Pertama, apakah setelah pernyataan Jokowi, mobilisasi dukungan terhadap penundaan pemilu dan perpanjangan jabatan akan mereda atau tidak.
Kedua, apakah lobi-lobi atau upaya yang dilakukan partai politik terkait isu ini berhenti atau justru terus berlanjut.
Terakhir, kata Arya, juga mesti dilihat apakah pernyataan Jokowi itu justru memunculkan sebuah isu baru. Misalnya soal wacana amandemen UUD 1945.
“Jadi kita belum tahu apakah ini hanya cara untuk mengerem doang atau apa belum bisa diketahui, mesti dilihat dalam 3 indikator,” ucap Arya.
Arya berkata, gejolak di masyarakat akibat wacana perpanjangan masa jabatan atau penundaan pemilu adalah satu faktor yang mendorong keluarnya perintah Jokowi.
Ia menangkap psikologi penolakan publik terasa cukup besar. Di sisi lain, Hendri mengingatkan ada kemungkinan perintah Jokowi bertujuan hanya untuk meredam gejolak publik.

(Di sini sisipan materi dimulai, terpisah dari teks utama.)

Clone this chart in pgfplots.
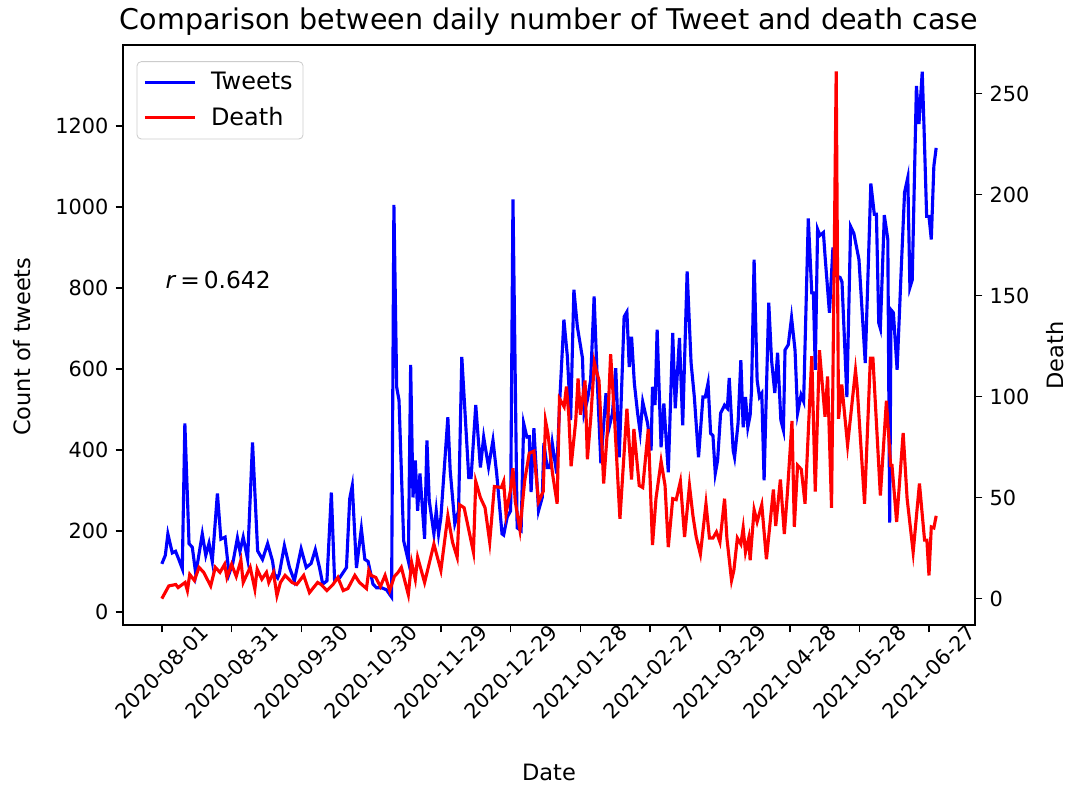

Hendri juga mengingatkan bisa saja pernyataan Jokowi diartikan secara berbeda oleh para menterinya.
“Diartikan jangan bikin gaduh, jadi ngomongnya jangan kenceng-kenceng, kalau pelan-pelan boleh,” kata dia.
Atau, bisa saja pernyataan Jokowi diartikan sebatas berhenti berbicara. Yang artinya, opsi lain mewujudkan perpanjangan masa jabatan, bisa tetap dilakukan dengan cara mendorong terus proses amandemen UUD 1945.
Segala kemungkinan dan kekhawatiran itu dianggap wajar oleh Hendri. Sebab Jokowi, bagaimanapun, seorang politikus. Hendri pun meminta masyarakat tidak terbuai hanya lewat ucapan saja.
Kewaspadaan, kata Hendri, diperlukan lantaran yang dihadapi bukanlah sembarang pihak. Masyarakat saat ini berhadapan dengan para politisi yang memiliki kekuasaan untuk membuat berbagai kebijakan.
“Kita memang harus mengajak masyarakat untuk percaya kepada presiden Jokowi, tapi juga harus tetap waspada karena yang kita hadapi para politisi,” tuturnya.
Untuk membuktikan keseriusan perintah Jokowi, menurut Hendri yang mesti ditunggu adalah langkah selanjutnya dari Jokowi.
“Minimal ada yang dilakukan selain cuma pidato di sidang kabinet, walaupun itu (pidato) sangat meyakinkan,” ucap Hendri.